◆ **YOUR INSTRUCTIONS**: Find all lines in the listing that include the word "script", then copy them.

◆ **RAW DATA**:
....................
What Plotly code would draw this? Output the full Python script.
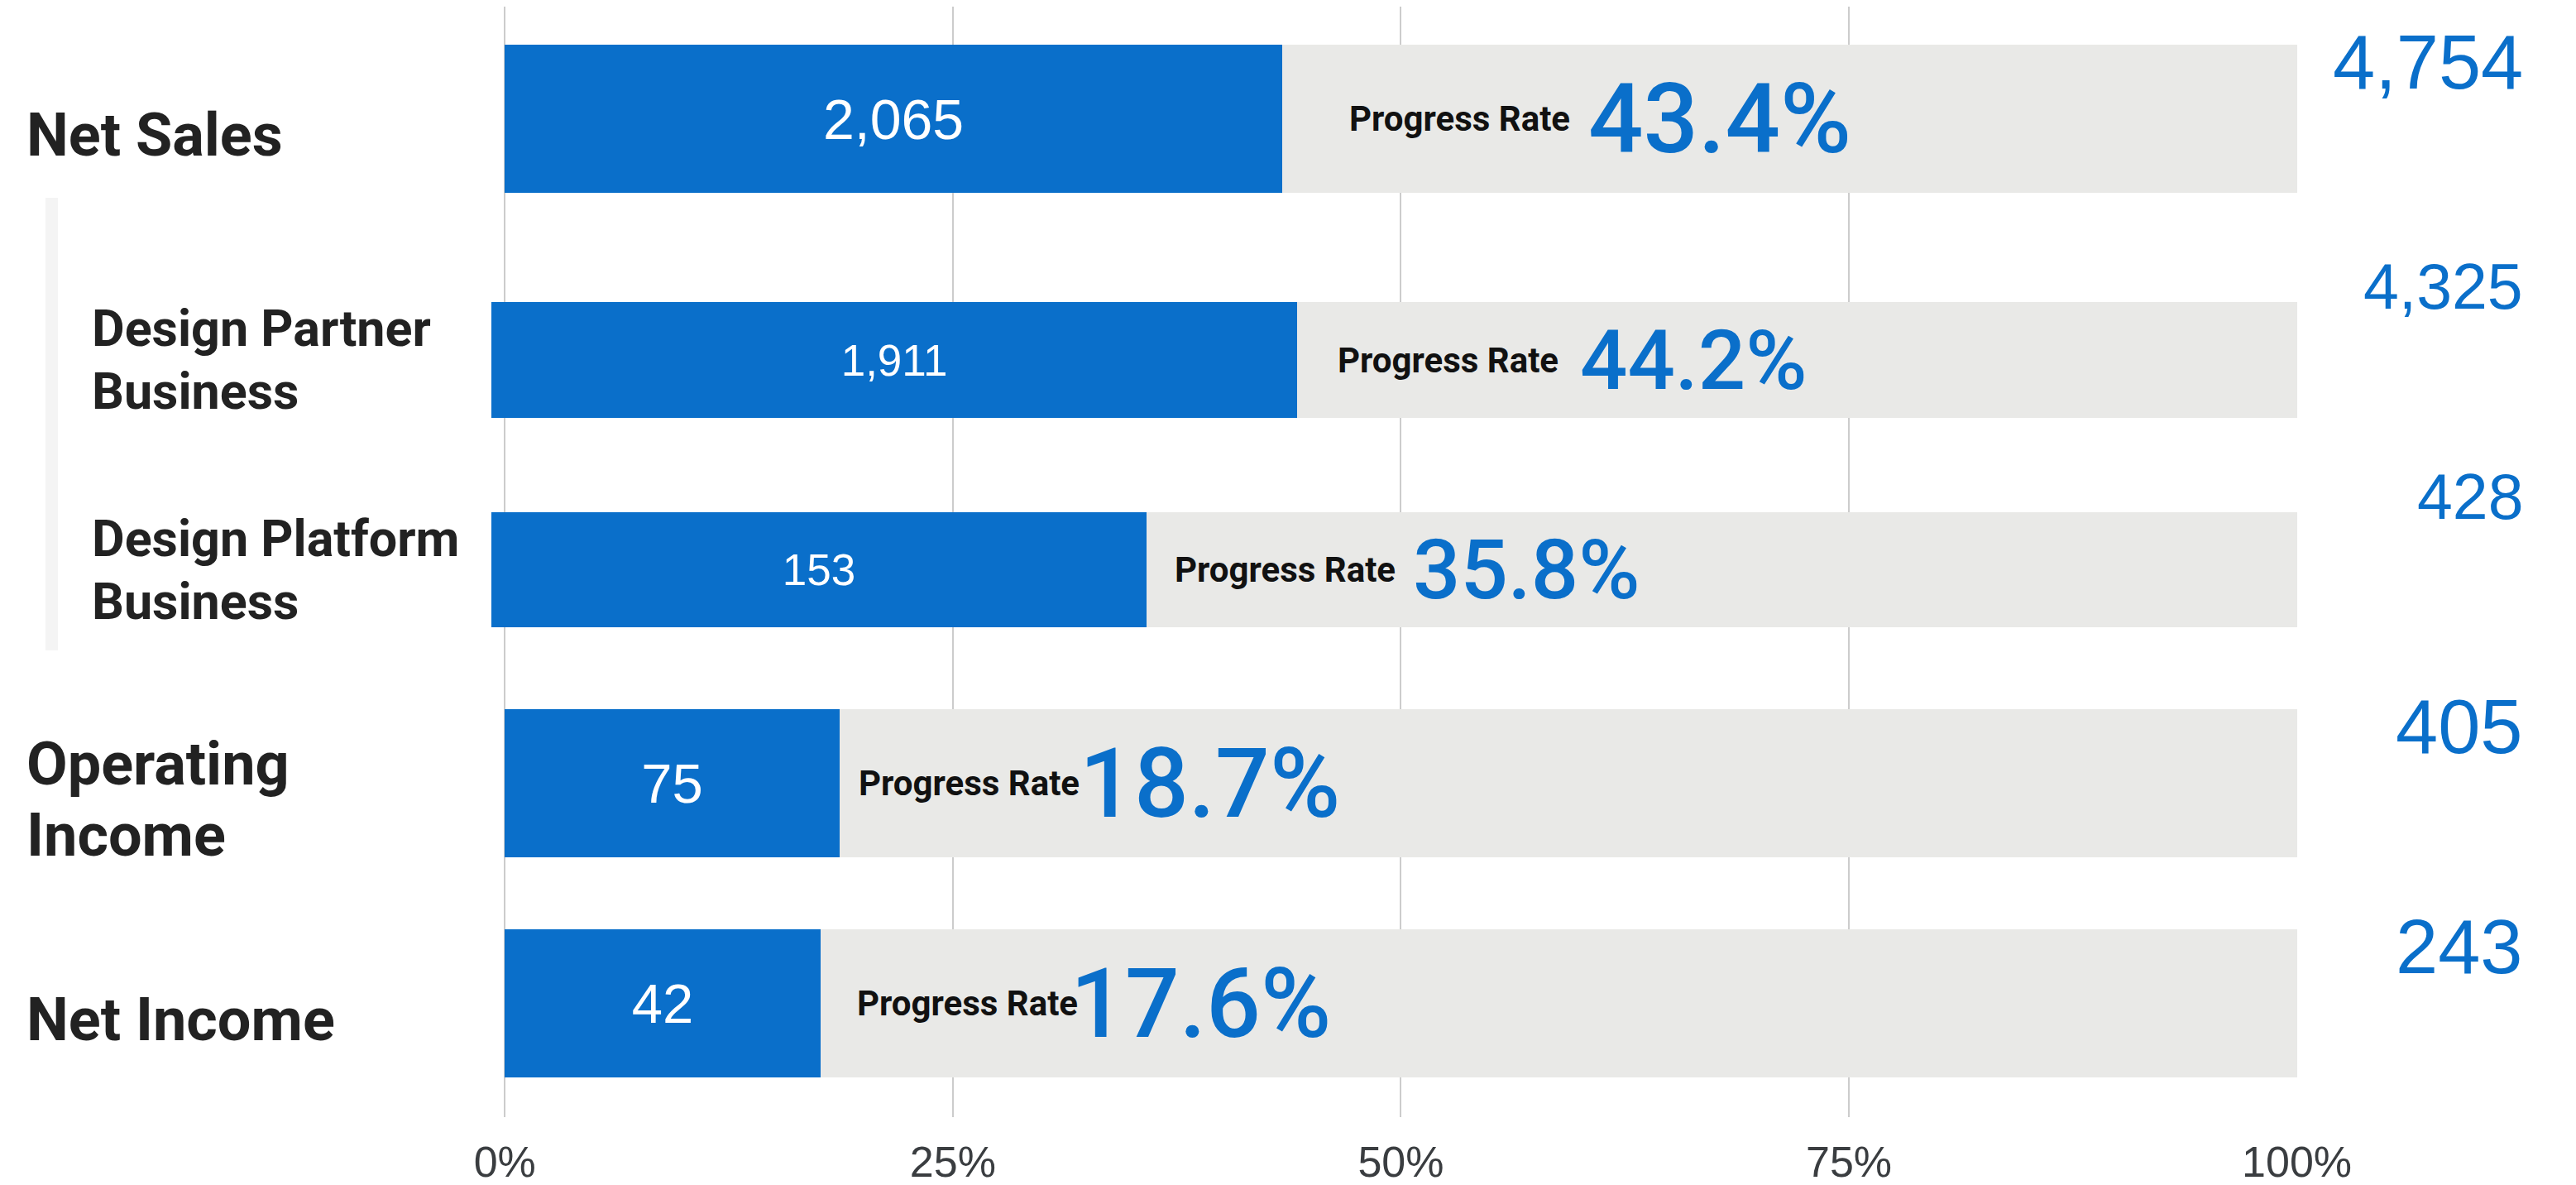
....................
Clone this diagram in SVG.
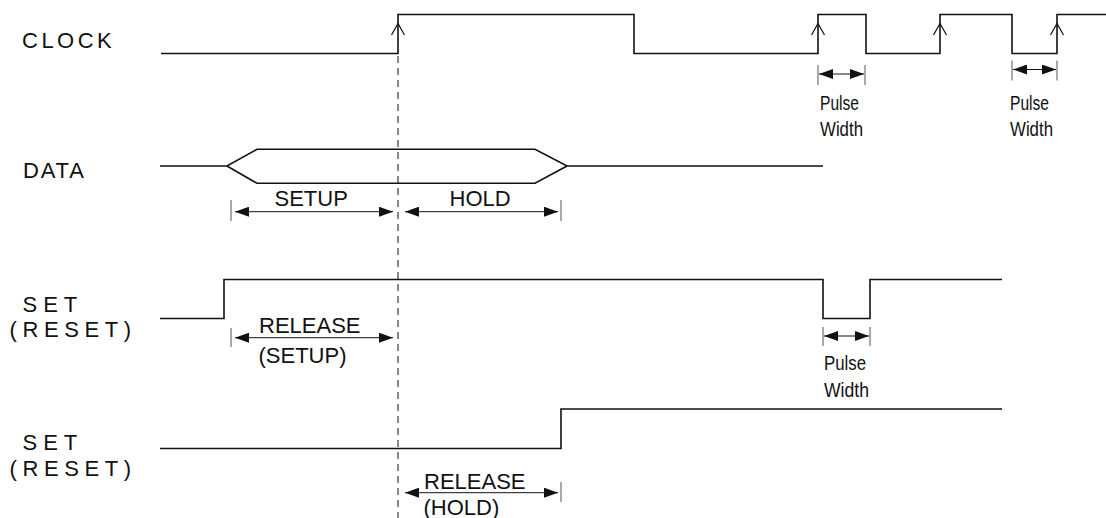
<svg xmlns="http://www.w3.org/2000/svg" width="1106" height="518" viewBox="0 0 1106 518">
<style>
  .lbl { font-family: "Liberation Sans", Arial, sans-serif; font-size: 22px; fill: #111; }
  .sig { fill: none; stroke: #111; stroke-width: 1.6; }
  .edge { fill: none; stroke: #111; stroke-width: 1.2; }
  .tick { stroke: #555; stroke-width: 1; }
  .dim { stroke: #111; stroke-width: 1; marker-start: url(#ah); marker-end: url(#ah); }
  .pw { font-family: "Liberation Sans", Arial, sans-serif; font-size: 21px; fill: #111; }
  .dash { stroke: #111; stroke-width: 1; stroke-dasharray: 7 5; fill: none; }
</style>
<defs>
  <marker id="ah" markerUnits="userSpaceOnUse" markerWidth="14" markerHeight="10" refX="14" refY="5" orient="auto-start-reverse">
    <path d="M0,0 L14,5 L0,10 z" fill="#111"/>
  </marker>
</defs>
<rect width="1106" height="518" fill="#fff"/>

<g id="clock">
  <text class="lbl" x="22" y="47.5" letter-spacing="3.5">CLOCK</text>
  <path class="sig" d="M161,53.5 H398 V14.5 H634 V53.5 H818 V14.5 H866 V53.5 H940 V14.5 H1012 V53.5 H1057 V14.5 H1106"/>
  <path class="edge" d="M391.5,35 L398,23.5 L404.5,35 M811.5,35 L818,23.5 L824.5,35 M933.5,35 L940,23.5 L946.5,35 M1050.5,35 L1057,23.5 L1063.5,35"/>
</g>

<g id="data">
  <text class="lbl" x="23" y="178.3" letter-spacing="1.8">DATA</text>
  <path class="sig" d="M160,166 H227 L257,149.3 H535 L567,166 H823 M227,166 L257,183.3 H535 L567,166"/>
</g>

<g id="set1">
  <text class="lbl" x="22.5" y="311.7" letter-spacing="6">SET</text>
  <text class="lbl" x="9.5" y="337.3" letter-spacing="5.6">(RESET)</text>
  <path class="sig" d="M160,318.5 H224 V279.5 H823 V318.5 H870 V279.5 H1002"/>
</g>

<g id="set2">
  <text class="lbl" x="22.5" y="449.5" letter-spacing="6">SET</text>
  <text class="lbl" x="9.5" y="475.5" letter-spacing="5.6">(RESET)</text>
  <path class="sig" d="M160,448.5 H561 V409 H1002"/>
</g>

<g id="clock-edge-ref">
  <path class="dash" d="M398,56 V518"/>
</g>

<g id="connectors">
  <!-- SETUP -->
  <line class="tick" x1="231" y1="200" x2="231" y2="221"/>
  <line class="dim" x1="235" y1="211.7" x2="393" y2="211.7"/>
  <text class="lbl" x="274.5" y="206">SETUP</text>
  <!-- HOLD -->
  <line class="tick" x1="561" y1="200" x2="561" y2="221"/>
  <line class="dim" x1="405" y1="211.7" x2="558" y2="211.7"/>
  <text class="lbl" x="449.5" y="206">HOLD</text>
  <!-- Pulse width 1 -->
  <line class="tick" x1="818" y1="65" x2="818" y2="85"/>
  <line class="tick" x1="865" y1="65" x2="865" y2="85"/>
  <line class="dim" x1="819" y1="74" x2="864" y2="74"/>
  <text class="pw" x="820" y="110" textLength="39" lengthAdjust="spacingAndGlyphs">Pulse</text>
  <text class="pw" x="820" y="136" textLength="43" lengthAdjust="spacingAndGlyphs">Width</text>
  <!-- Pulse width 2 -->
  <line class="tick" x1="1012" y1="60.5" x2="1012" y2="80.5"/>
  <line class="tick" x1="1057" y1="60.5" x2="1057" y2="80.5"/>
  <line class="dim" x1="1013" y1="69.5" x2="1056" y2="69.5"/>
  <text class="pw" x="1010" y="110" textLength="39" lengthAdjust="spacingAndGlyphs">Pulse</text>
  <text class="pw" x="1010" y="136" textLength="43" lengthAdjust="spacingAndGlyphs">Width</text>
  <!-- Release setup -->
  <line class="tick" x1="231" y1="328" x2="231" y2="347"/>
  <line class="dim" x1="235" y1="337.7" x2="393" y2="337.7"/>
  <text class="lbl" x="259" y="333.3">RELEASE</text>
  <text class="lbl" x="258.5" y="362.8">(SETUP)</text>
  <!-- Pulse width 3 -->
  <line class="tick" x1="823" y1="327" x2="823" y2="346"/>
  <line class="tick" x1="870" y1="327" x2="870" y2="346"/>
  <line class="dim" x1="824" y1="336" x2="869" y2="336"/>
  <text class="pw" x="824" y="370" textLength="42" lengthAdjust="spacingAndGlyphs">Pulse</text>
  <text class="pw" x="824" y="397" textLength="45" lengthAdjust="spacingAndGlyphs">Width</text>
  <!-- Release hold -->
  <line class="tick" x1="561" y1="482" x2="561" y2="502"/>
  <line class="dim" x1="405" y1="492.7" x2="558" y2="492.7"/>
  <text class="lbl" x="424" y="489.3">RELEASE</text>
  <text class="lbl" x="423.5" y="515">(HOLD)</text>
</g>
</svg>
....................
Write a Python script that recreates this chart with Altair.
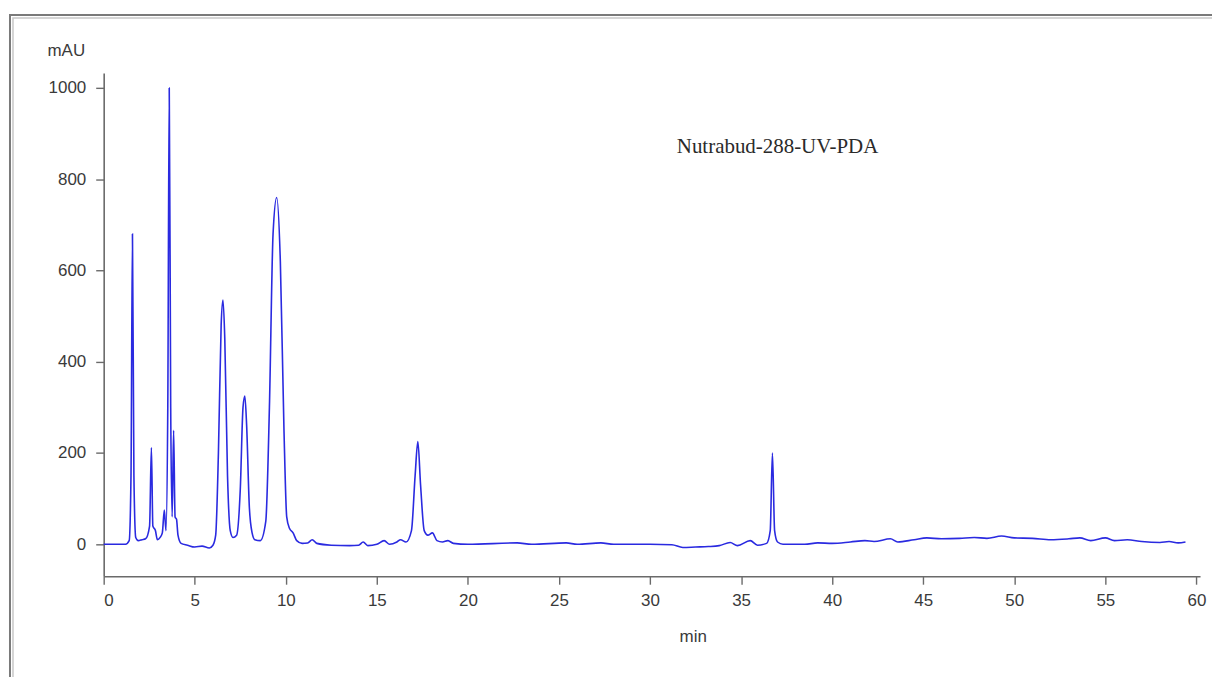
....................
◆ **FULL OUTPUT**:
What Plotly code would draw this? Output the full Python script.
Write a Python script that recreates this chart with Altair.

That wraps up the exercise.